# Information supplied
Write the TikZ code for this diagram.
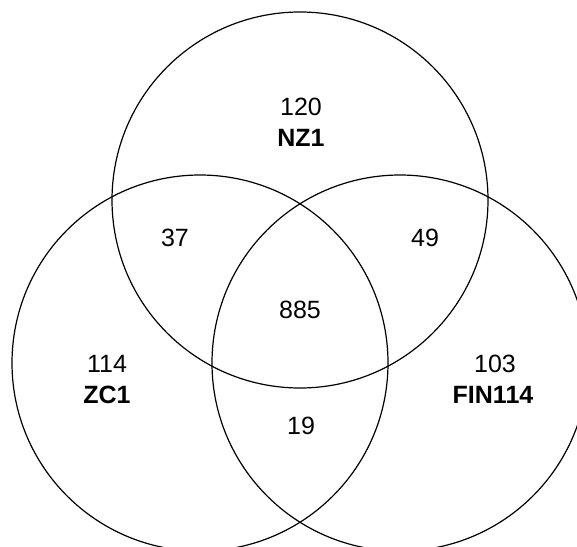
\documentclass[tikz,border=0pt]{standalone}
\usepackage{fontspec}
\setmainfont{Liberation Sans}
\begin{document}
\begin{tikzpicture}[x=1pt,y=-1pt,
  setcircle/.style={circle,draw=black,line width=1.2pt,minimum size=376pt,inner sep=0pt},
  countlabel/.style={font=\fontsize{25}{29}\selectfont,inner sep=0pt,anchor=center},
  namelabel/.style={font=\fontsize{25}{29}\selectfont\bfseries,inner sep=0pt,anchor=center}]
\useasboundingbox (0,0) rectangle (577,546);
\clip (0,0) rectangle (577,546);
\node[setcircle] (nz) at (300,200) {};
\node[setcircle] (zc) at (200,363) {};
\node[setcircle] (fin) at (400,363) {};
\node[countlabel] (n120) at (301,107) {120};
\node[namelabel] (lnz) at (301,138) {NZ1};
\node[countlabel] (n37) at (175,238) {37};
\node[countlabel] (n49) at (425,238) {49};
\node[countlabel] (n885) at (300,310) {885};
\node[countlabel] (n114) at (107,364) {114};
\node[namelabel] (lzc) at (107,395) {ZC1};
\node[countlabel] (n103) at (495,364) {103};
\node[namelabel] (lfin) at (493,395) {FIN114};
\node[countlabel] (n19) at (301,426) {19};
\end{tikzpicture}
\end{document}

# Task details
Exclude every picture and copy the remaining data exactly.

# Exercise output
Write the TikZ code for this diagram.
\documentclass[tikz,border=0pt]{standalone}
\usepackage{fontspec}
\setmainfont{Liberation Sans}
\begin{document}
\begin{tikzpicture}[x=1pt,y=-1pt,
  setcircle/.style={circle,draw=black,line width=1.2pt,minimum size=376pt,inner sep=0pt},
  countlabel/.style={font=\fontsize{25}{29}\selectfont,inner sep=0pt,anchor=center},
  namelabel/.style={font=\fontsize{25}{29}\selectfont\bfseries,inner sep=0pt,anchor=center}]
\useasboundingbox (0,0) rectangle (577,546);
\clip (0,0) rectangle (577,546);
\node[setcircle] (nz) at (300,200) {};
\node[setcircle] (zc) at (200,363) {};
\node[setcircle] (fin) at (400,363) {};
\node[countlabel] (n120) at (301,107) {120};
\node[namelabel] (lnz) at (301,138) {NZ1};
\node[countlabel] (n37) at (175,238) {37};
\node[countlabel] (n49) at (425,238) {49};
\node[countlabel] (n885) at (300,310) {885};
\node[countlabel] (n114) at (107,364) {114};
\node[namelabel] (lzc) at (107,395) {ZC1};
\node[countlabel] (n103) at (495,364) {103};
\node[namelabel] (lfin) at (493,395) {FIN114};
\node[countlabel] (n19) at (301,426) {19};
\end{tikzpicture}
\end{document}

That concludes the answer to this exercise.